What is required => Reproduce the material below line by line, beginning with its first line and ending with the line that contains "from matplotlib.colors import"; leave out pictures.

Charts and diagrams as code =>
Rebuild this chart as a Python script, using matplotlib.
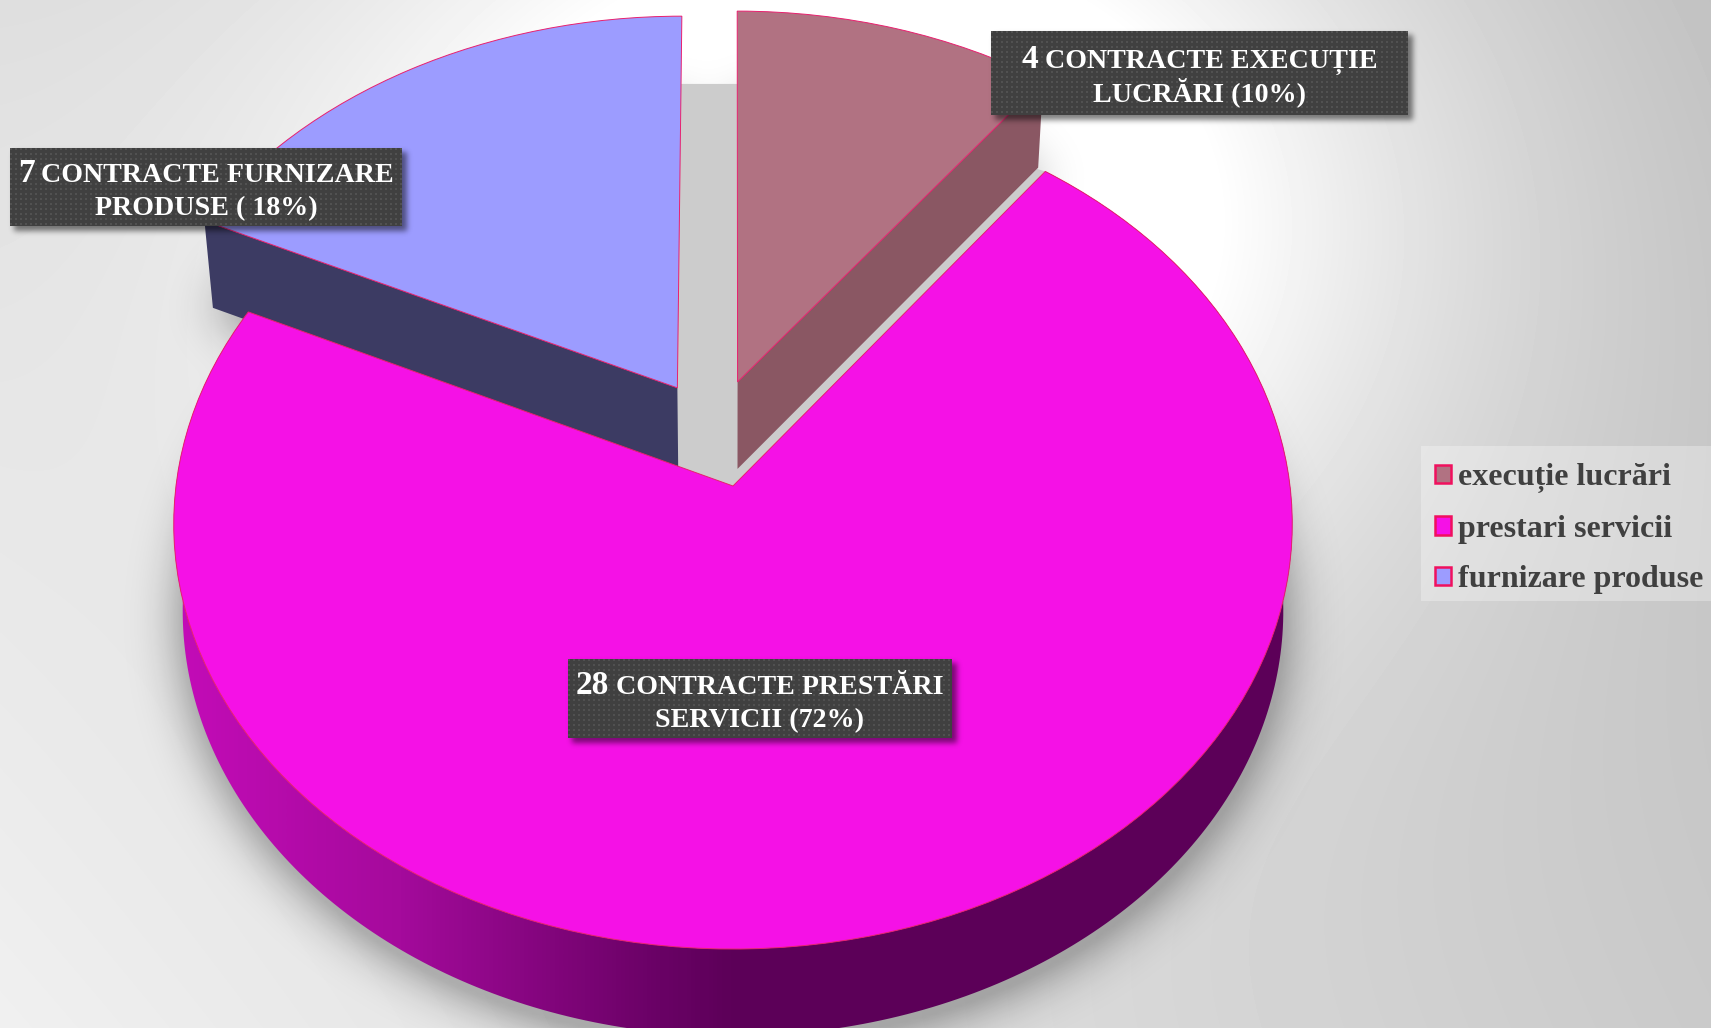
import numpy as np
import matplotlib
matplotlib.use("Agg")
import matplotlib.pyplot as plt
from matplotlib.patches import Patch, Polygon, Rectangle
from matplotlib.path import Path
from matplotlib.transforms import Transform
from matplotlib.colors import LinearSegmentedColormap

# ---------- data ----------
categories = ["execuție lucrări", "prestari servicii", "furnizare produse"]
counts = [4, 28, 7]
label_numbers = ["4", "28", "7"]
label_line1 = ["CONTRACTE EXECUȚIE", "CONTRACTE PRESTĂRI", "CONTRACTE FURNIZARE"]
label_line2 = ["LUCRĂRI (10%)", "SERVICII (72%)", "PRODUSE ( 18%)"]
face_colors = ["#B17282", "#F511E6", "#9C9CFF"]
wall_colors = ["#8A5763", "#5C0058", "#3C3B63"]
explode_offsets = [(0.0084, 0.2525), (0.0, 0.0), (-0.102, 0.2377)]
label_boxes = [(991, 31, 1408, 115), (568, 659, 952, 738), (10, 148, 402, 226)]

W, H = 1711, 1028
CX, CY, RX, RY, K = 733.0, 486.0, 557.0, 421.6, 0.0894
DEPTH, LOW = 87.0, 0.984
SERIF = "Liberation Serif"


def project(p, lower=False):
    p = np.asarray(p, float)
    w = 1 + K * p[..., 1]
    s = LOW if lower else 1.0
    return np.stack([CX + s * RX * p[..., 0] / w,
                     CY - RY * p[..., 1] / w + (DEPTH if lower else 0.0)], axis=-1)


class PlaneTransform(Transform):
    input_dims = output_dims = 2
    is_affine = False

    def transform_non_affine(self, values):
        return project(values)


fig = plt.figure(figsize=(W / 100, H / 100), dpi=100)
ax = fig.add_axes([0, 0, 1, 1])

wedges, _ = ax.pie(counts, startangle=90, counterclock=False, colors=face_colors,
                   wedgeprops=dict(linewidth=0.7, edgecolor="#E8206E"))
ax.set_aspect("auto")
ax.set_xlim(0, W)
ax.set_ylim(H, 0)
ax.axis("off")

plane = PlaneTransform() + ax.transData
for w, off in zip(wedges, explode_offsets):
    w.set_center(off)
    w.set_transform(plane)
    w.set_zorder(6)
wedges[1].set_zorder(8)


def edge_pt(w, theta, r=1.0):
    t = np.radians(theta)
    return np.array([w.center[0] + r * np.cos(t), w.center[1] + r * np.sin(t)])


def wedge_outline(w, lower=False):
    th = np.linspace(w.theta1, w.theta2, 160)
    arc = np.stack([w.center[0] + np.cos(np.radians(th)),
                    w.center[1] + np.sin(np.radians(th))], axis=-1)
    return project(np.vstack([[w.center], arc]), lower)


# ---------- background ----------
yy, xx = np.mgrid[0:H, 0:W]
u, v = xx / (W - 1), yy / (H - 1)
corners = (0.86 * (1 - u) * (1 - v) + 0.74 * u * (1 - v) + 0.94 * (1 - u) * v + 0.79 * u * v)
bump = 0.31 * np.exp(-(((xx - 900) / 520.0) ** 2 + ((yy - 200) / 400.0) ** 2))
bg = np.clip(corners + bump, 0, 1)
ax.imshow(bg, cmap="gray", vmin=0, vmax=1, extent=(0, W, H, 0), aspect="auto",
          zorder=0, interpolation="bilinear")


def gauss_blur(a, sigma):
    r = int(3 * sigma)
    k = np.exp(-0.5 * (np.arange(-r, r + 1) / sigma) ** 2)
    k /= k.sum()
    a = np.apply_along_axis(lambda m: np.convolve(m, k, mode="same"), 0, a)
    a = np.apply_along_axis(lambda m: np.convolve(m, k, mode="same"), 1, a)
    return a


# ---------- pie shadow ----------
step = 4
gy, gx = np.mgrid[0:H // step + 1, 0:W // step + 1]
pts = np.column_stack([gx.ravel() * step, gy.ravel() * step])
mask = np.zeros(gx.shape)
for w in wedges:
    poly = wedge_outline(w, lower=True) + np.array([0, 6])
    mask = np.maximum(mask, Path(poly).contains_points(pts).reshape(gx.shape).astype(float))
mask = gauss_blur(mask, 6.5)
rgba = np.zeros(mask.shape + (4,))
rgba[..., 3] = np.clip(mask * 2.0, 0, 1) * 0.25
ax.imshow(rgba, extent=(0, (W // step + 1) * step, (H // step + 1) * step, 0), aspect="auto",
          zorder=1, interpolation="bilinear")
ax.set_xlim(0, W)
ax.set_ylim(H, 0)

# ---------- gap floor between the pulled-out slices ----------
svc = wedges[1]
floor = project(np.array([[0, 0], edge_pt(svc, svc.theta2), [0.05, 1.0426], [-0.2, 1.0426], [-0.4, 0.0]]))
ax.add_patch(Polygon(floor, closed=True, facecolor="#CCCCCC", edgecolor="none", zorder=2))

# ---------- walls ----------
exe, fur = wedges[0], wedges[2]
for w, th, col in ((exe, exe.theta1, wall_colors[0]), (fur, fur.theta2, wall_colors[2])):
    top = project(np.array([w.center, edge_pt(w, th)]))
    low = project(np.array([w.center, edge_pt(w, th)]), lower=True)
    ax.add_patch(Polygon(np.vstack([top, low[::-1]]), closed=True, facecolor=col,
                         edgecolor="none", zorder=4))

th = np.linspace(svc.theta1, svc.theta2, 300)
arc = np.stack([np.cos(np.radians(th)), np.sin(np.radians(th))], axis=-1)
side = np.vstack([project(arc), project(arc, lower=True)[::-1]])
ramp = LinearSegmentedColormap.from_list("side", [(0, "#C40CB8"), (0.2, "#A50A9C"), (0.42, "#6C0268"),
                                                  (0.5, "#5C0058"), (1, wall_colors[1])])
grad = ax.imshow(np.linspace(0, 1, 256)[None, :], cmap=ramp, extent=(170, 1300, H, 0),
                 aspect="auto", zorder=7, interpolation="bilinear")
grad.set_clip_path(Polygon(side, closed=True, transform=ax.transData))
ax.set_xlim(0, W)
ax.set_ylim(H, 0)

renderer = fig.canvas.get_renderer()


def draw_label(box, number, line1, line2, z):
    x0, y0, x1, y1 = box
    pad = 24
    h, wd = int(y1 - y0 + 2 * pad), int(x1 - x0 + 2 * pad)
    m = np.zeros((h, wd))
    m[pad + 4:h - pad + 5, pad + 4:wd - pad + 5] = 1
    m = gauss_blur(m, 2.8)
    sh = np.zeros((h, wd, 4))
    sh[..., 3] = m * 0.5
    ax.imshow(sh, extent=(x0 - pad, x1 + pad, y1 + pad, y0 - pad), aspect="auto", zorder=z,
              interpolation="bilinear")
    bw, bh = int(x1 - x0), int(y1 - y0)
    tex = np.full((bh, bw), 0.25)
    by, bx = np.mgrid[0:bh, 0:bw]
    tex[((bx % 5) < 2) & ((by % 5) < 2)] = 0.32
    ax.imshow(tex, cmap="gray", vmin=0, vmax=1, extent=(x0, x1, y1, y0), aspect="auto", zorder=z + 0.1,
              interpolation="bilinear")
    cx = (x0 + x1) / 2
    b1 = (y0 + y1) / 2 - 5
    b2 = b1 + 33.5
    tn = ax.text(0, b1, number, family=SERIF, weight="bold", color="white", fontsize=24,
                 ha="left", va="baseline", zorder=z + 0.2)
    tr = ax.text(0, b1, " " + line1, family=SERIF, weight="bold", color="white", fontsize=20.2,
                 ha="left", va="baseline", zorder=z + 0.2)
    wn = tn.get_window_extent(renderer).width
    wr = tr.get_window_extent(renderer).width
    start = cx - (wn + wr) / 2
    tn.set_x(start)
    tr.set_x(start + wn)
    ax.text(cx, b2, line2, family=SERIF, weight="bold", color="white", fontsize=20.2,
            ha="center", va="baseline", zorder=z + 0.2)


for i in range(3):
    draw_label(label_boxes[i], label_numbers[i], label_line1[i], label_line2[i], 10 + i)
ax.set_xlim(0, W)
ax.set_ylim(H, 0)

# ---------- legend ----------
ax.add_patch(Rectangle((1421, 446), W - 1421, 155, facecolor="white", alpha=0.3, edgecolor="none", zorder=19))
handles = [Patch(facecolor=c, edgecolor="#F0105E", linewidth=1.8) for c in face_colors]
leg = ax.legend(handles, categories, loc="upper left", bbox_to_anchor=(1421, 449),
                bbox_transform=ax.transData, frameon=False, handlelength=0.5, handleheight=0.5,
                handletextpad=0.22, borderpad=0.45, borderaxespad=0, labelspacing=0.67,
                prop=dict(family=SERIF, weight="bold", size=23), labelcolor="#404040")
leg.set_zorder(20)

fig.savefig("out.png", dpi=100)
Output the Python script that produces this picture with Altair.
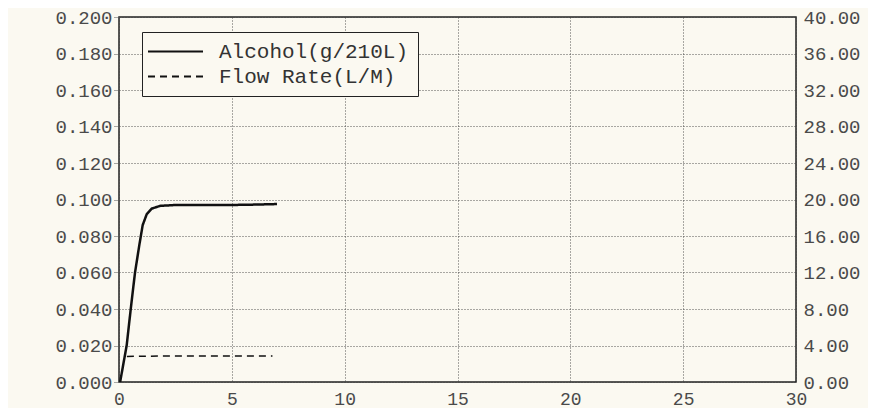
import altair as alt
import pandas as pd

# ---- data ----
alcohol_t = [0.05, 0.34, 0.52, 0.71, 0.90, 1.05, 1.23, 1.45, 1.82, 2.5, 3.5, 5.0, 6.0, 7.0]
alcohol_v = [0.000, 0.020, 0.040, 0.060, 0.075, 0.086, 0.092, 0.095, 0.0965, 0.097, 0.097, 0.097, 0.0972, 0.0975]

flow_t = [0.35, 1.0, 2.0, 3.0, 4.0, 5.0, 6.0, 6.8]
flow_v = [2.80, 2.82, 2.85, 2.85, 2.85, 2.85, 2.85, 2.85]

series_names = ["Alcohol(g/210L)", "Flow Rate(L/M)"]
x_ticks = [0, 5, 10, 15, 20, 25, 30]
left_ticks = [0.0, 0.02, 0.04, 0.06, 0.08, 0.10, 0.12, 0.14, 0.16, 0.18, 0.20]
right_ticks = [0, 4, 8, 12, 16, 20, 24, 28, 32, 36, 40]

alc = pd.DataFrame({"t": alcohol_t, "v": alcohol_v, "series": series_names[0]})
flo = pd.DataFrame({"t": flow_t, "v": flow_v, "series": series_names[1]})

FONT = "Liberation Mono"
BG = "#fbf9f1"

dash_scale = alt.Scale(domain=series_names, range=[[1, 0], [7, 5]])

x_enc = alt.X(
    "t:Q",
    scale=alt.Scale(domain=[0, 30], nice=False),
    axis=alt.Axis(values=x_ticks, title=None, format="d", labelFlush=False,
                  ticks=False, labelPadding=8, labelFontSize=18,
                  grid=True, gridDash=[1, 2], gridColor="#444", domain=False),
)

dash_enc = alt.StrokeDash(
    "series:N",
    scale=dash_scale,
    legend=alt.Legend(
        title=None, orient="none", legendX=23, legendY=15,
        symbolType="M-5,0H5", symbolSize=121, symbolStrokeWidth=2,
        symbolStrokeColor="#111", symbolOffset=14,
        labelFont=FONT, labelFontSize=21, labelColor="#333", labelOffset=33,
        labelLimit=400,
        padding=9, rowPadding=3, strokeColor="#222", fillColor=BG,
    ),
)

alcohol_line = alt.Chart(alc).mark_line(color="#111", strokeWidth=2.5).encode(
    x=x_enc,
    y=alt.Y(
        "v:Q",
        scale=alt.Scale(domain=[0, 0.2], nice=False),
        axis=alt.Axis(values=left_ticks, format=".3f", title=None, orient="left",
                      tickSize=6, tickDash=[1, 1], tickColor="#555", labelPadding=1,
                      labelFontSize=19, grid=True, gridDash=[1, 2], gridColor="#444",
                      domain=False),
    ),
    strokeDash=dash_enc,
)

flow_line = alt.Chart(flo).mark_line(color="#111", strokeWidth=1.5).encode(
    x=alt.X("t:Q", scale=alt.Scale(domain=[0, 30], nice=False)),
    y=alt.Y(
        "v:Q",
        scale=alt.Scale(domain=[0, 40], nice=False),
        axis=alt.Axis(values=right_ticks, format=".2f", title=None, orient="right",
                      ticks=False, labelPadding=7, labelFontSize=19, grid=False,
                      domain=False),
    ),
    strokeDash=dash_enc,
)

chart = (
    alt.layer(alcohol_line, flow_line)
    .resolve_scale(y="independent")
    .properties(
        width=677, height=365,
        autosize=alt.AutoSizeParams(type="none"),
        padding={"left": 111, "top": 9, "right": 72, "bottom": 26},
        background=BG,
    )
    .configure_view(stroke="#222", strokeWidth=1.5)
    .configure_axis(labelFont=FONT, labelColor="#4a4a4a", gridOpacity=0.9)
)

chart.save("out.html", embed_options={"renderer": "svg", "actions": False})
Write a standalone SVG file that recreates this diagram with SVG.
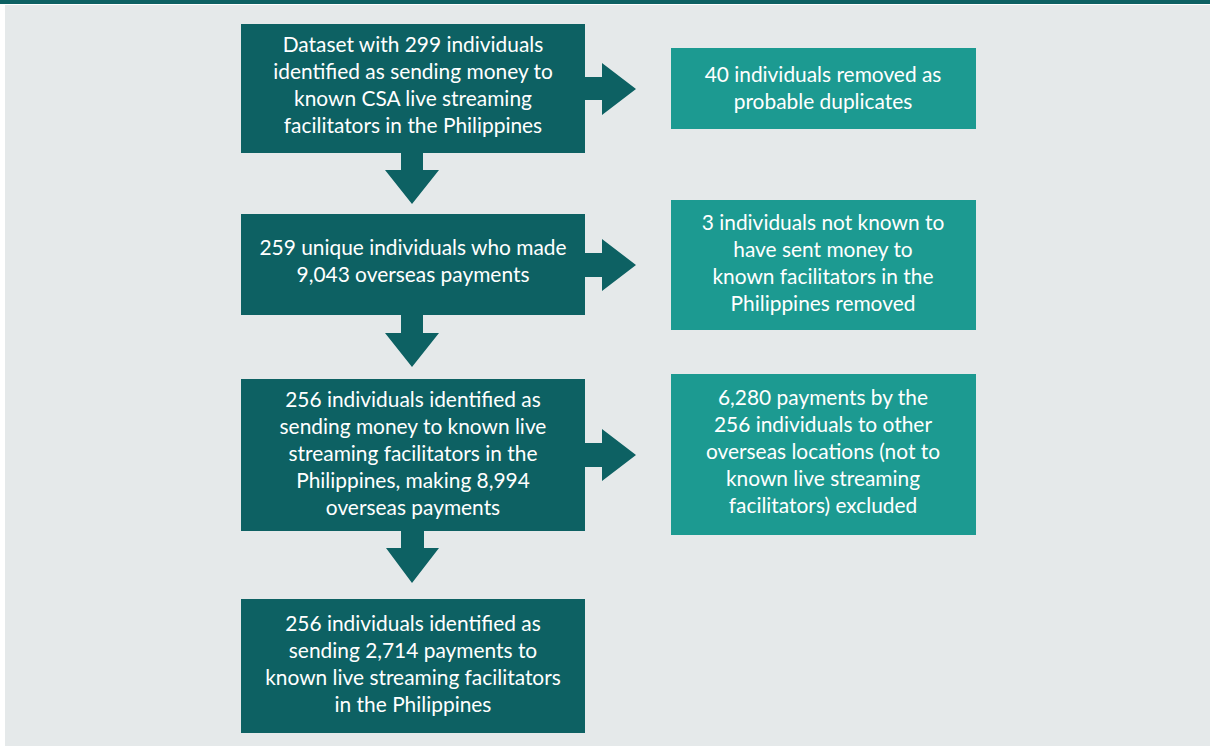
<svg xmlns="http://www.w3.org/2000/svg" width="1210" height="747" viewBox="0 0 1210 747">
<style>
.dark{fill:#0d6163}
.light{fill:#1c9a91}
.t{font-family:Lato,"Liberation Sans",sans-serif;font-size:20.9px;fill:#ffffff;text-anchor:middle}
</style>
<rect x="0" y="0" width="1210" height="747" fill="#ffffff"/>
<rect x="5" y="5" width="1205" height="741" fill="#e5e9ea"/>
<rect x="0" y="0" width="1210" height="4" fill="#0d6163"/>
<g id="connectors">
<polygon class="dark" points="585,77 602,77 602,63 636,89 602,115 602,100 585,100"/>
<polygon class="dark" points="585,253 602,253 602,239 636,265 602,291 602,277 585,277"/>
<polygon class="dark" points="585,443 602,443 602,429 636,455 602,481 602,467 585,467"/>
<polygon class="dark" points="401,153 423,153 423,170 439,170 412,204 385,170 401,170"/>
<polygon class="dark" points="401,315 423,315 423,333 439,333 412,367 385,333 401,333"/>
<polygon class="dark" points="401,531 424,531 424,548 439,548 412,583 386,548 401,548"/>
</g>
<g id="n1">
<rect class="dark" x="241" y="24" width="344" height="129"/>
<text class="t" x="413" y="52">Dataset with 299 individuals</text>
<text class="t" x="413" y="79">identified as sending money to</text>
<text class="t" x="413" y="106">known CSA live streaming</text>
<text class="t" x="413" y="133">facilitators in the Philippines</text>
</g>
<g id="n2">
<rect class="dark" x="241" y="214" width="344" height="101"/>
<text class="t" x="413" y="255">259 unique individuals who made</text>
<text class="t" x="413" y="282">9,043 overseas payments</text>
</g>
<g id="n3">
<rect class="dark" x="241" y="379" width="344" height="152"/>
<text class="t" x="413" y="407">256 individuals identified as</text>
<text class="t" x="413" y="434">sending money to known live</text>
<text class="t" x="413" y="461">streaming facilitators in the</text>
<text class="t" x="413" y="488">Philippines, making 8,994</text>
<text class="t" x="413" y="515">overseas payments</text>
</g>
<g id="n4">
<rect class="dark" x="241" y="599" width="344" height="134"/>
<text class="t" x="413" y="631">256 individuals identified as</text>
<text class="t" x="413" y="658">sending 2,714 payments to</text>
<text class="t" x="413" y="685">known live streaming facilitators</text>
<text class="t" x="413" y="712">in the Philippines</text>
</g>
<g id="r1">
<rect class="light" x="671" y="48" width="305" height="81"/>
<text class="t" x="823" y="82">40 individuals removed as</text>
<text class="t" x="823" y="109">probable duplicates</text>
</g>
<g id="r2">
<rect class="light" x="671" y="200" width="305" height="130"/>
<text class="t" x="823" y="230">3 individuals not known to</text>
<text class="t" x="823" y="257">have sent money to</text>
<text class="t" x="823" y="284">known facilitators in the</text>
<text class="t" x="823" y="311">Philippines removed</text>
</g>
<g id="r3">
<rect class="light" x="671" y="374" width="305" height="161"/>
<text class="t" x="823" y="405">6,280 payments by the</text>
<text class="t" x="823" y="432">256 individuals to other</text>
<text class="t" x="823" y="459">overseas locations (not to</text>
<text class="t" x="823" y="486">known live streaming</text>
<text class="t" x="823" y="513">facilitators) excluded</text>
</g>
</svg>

Correct result =>
Rebuild this chart as a Python script, using matplotlib.
import numpy as np
import matplotlib
matplotlib.use("Agg")
import matplotlib.pyplot as plt
from matplotlib.patches import Patch, Polygon, Rectangle
from matplotlib.path import Path
from matplotlib.transforms import Transform
from matplotlib.colors import LinearSegmentedColormap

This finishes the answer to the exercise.